Weeden was under coach Pat Shurmur's microscope. Having played in Oklahoma State's spread offense, Weeden isn't accustomed to taking snaps from under center and dropping back.
Shurmur worked on Weeden's footwork, but for the most part it didn't seem to be an issue.
"I thought he operated pretty well, especially for the first time through it," Shurmur said. "I saw all the same things we saw when we drafted him. Just like the rest of the guys, he's going to learn from some of the things we did today. He's working through it, and I think he'll do well."
Weeden took snaps from under center early in his junior season. He doesn't like to remember that experience.
"I ruptured a tendon in my thumb and just couldn't take a snap," Weeden said. "I fumbled a snap against Troy (State) with two minutes left and a lead. I don't want to talk about that. We stayed in the shotgun because of my thumb."
It's not like Weeden never took snaps from under center on a regular basis. He did it most of the time in his first two college seasons.
"I like being under center more because you can see everything that's going on and you get the ball immediately," he said. "Not that I don't like being in the shotgun, but if I had to pick one of the two, I like being under center."

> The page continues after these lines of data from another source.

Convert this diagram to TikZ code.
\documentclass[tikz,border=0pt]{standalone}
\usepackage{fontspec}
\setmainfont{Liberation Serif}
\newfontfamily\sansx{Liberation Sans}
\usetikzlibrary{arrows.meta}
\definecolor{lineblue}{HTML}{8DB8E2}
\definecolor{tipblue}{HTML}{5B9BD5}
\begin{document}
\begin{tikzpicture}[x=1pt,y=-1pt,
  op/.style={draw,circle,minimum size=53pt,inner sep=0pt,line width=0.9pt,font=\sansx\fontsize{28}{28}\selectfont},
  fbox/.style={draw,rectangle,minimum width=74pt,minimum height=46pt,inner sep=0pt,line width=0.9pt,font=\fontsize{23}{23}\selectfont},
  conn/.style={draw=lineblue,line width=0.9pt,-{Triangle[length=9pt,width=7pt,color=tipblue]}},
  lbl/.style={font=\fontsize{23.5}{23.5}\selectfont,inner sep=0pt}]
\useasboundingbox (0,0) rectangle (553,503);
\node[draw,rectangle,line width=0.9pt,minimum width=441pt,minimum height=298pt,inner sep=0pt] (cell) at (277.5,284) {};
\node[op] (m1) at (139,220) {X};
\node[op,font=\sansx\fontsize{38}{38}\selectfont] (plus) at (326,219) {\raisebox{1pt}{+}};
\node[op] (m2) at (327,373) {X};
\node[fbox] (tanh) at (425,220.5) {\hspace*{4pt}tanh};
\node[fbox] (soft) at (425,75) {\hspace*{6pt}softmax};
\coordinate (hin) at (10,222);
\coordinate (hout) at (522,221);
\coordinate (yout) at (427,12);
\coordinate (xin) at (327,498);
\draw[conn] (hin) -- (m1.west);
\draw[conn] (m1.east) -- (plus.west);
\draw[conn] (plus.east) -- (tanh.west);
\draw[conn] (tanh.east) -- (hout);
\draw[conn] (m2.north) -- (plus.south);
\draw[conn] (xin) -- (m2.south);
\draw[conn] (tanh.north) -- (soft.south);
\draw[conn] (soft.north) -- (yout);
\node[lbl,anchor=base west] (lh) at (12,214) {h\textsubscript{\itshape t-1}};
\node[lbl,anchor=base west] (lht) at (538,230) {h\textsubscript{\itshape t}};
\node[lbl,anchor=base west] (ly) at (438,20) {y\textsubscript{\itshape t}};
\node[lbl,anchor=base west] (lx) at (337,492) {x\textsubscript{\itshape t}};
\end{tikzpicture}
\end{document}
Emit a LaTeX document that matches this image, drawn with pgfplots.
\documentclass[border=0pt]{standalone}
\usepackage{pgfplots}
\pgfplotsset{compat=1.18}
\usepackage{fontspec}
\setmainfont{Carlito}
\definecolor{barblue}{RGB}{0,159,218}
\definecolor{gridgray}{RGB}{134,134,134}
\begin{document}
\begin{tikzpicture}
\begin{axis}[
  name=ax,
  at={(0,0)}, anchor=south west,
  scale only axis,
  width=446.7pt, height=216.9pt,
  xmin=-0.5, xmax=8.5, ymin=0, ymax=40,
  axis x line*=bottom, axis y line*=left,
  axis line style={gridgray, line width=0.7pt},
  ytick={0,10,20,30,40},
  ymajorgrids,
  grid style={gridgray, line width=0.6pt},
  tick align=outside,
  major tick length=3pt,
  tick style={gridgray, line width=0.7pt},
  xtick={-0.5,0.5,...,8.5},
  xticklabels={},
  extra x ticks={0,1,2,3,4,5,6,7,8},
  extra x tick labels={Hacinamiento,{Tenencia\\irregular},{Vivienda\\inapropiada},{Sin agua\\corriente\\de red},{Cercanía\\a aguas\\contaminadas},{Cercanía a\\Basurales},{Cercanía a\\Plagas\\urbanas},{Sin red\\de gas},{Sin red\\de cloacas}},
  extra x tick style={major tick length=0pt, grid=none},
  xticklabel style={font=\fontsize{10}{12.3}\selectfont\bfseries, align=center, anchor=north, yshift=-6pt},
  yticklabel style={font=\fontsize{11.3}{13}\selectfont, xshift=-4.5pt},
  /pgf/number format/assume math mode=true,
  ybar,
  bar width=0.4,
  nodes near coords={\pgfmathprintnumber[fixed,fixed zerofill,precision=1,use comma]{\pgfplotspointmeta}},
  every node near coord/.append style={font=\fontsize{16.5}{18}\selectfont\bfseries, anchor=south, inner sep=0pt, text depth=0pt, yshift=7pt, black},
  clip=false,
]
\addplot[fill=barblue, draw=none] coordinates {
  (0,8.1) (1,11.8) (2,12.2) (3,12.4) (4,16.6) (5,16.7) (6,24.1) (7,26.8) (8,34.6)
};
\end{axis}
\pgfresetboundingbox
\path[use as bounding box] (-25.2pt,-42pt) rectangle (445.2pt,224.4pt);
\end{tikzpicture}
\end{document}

Standard practice for rookie quarterbacks is to sit and learn, but Weeden isn't an average rookie at age 28. He's being asked to step in immediately, although Shurmur plans to conduct open competition for the job between Weeden and Colt McCoy.
Weeden hasn't had a chance to discuss the situation with McCoy.
"All of us that are here today plan on having a job," Weeden said. "Colt has been in the system for two years, so I'm going to ask him some questions. We'll learn together and compete.
"We're going to do whatever we can to help this team win games. Whether it's me or him - obviously I hope I'm the guy - I have to continue to keep learning. Let's see how things pan out."